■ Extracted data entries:
######

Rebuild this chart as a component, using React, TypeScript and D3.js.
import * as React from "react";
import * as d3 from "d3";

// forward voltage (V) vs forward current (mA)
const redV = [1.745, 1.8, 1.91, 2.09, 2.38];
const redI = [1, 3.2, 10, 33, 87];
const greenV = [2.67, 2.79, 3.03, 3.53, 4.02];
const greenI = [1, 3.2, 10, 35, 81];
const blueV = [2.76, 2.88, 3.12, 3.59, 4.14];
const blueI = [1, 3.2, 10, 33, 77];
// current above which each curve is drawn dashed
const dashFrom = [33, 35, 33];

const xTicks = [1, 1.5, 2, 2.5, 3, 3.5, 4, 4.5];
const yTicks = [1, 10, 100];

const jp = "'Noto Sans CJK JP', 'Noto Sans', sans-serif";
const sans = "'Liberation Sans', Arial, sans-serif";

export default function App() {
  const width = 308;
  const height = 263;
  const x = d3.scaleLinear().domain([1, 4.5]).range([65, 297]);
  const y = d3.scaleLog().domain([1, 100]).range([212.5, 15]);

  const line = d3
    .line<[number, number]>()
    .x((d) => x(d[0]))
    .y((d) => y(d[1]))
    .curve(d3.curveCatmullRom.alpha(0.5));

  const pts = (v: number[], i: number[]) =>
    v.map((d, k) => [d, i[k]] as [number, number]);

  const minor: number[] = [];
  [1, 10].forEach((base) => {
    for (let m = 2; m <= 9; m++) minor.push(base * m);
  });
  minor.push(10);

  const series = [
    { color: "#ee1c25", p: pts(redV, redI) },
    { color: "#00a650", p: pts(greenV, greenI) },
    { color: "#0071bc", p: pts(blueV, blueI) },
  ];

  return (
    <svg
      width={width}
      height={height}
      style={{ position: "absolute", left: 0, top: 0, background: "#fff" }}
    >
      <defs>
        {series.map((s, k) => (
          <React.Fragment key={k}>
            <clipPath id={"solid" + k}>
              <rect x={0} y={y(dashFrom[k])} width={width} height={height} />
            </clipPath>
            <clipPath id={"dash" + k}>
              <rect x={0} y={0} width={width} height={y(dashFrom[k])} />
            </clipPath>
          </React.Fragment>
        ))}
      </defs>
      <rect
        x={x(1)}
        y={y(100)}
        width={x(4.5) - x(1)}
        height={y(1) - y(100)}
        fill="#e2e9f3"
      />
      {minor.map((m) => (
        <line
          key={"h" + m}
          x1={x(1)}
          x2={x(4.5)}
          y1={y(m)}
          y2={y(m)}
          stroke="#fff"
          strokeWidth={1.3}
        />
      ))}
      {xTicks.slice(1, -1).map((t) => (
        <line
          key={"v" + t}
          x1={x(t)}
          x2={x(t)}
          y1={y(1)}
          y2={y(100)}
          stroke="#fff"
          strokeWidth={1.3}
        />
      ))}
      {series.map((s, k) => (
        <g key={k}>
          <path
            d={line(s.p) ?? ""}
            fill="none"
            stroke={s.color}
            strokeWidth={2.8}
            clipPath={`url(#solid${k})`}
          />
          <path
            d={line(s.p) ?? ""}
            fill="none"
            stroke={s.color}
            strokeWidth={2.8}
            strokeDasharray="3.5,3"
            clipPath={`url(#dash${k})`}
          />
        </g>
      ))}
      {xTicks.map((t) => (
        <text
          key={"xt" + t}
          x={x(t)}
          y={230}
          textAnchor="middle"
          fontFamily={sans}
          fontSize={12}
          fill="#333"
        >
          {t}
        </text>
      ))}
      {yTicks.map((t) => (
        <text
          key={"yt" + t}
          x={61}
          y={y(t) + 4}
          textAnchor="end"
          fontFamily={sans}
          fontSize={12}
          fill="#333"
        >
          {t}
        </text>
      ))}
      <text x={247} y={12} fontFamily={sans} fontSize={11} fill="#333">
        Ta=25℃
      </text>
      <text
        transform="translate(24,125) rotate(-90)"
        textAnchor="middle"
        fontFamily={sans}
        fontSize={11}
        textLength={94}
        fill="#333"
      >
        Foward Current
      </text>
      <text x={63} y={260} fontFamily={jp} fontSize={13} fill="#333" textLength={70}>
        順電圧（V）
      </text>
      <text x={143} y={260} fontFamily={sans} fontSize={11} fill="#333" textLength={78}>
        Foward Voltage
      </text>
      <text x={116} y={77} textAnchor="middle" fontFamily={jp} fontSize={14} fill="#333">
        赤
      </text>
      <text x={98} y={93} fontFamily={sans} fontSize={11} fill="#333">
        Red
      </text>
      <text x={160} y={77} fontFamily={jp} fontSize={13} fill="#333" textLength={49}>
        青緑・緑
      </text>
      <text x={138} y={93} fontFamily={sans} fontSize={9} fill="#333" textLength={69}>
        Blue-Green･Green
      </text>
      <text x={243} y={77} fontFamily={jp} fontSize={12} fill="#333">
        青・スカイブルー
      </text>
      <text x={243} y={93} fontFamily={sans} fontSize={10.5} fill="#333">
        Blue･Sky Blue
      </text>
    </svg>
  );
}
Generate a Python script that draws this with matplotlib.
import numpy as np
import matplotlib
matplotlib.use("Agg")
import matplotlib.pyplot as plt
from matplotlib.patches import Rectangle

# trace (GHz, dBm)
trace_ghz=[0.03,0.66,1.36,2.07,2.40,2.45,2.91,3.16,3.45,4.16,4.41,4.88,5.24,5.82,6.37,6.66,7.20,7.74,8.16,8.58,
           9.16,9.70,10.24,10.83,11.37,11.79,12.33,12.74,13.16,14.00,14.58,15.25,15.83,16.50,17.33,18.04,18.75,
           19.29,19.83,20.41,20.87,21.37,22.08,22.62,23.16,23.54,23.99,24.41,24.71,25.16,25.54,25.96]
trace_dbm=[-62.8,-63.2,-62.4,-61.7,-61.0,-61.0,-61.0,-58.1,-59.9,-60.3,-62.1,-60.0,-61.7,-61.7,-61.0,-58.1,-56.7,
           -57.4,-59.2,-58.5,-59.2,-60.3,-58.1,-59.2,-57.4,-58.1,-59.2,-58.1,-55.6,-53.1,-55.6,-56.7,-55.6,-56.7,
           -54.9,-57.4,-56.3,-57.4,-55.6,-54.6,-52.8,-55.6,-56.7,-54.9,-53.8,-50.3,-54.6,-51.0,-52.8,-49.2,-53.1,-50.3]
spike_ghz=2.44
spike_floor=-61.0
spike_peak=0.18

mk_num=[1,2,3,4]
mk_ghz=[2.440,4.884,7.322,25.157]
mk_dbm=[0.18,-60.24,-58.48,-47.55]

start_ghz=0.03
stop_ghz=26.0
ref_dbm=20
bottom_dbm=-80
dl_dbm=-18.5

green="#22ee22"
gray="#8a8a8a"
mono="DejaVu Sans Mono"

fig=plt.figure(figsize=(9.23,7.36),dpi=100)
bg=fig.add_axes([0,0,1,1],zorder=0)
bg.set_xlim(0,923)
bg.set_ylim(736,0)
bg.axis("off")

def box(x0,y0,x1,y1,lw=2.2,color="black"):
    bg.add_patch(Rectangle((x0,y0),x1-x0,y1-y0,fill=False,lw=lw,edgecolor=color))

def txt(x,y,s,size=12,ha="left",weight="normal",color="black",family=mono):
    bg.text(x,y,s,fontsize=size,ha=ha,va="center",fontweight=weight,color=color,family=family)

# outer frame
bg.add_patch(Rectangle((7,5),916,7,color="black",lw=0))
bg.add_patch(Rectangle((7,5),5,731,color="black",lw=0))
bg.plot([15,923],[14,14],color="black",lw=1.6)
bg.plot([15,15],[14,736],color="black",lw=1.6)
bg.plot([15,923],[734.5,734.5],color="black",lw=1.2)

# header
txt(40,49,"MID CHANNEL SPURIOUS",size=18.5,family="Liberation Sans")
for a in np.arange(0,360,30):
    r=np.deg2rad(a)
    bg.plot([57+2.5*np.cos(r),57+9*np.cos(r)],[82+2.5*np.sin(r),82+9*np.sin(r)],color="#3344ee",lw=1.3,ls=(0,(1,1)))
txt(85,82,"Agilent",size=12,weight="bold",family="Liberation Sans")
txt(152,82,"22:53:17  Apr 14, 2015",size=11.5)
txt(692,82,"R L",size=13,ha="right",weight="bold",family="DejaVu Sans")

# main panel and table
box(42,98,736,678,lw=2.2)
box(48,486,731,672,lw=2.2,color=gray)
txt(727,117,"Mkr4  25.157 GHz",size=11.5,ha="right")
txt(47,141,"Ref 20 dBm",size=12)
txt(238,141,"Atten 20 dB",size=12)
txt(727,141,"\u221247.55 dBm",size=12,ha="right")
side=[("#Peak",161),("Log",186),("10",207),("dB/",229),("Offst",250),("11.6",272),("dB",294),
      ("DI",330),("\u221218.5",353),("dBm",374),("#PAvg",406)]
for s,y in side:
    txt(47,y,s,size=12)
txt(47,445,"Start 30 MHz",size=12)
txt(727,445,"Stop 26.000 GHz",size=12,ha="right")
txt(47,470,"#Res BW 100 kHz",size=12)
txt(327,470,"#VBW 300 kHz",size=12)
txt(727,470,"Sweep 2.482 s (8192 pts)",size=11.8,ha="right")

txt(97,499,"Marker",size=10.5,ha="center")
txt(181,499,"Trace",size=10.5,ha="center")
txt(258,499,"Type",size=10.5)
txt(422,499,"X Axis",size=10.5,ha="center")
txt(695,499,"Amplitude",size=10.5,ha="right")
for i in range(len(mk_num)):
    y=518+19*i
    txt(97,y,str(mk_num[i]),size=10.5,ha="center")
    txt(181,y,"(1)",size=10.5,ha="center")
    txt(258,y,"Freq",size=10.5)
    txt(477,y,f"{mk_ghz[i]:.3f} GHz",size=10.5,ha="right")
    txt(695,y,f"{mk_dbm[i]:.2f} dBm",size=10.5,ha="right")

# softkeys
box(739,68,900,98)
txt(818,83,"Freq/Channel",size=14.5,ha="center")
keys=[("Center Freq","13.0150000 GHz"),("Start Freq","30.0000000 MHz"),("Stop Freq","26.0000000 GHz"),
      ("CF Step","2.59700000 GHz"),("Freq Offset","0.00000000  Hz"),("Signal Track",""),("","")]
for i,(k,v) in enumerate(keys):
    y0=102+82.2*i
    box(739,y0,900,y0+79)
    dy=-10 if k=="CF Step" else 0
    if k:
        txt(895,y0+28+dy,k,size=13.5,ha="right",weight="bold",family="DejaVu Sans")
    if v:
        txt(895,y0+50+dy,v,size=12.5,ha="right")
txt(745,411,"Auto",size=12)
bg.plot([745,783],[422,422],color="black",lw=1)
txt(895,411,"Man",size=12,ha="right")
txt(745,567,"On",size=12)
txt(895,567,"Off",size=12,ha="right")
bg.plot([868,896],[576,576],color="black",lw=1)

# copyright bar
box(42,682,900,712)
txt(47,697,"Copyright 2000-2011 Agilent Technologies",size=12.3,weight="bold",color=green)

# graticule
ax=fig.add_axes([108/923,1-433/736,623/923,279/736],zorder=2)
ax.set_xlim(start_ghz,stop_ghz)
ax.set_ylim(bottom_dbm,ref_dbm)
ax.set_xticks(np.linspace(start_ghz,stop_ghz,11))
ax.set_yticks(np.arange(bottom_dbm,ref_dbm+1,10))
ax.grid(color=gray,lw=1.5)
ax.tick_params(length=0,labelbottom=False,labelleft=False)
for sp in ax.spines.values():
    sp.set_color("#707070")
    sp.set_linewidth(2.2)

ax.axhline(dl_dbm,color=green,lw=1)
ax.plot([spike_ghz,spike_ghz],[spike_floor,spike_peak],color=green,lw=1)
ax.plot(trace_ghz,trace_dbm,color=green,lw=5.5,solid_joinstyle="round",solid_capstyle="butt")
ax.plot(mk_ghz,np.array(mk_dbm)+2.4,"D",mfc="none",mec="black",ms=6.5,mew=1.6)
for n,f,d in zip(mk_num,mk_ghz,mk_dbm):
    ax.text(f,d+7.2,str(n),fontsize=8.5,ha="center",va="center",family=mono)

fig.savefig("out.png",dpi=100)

######

■ EXERCISE DIRECTIONS: Quote only the stretch of lines that starts the data above and ends with the line containing "v.map((d, k) =>", both included.

■ ANSWER TO THE EXERCISE:
Rebuild this chart as a component, using React, TypeScript and D3.js.
import * as React from "react";
import * as d3 from "d3";

// forward voltage (V) vs forward current (mA)
const redV = [1.745, 1.8, 1.91, 2.09, 2.38];
const redI = [1, 3.2, 10, 33, 87];
const greenV = [2.67, 2.79, 3.03, 3.53, 4.02];
const greenI = [1, 3.2, 10, 35, 81];
const blueV = [2.76, 2.88, 3.12, 3.59, 4.14];
const blueI = [1, 3.2, 10, 33, 77];
// current above which each curve is drawn dashed
const dashFrom = [33, 35, 33];

const xTicks = [1, 1.5, 2, 2.5, 3, 3.5, 4, 4.5];
const yTicks = [1, 10, 100];

const jp = "'Noto Sans CJK JP', 'Noto Sans', sans-serif";
const sans = "'Liberation Sans', Arial, sans-serif";

export default function App() {
  const width = 308;
  const height = 263;
  const x = d3.scaleLinear().domain([1, 4.5]).range([65, 297]);
  const y = d3.scaleLog().domain([1, 100]).range([212.5, 15]);

  const line = d3
    .line<[number, number]>()
    .x((d) => x(d[0]))
    .y((d) => y(d[1]))
    .curve(d3.curveCatmullRom.alpha(0.5));

  const pts = (v: number[], i: number[]) =>
    v.map((d, k) => [d, i[k]] as [number, number]);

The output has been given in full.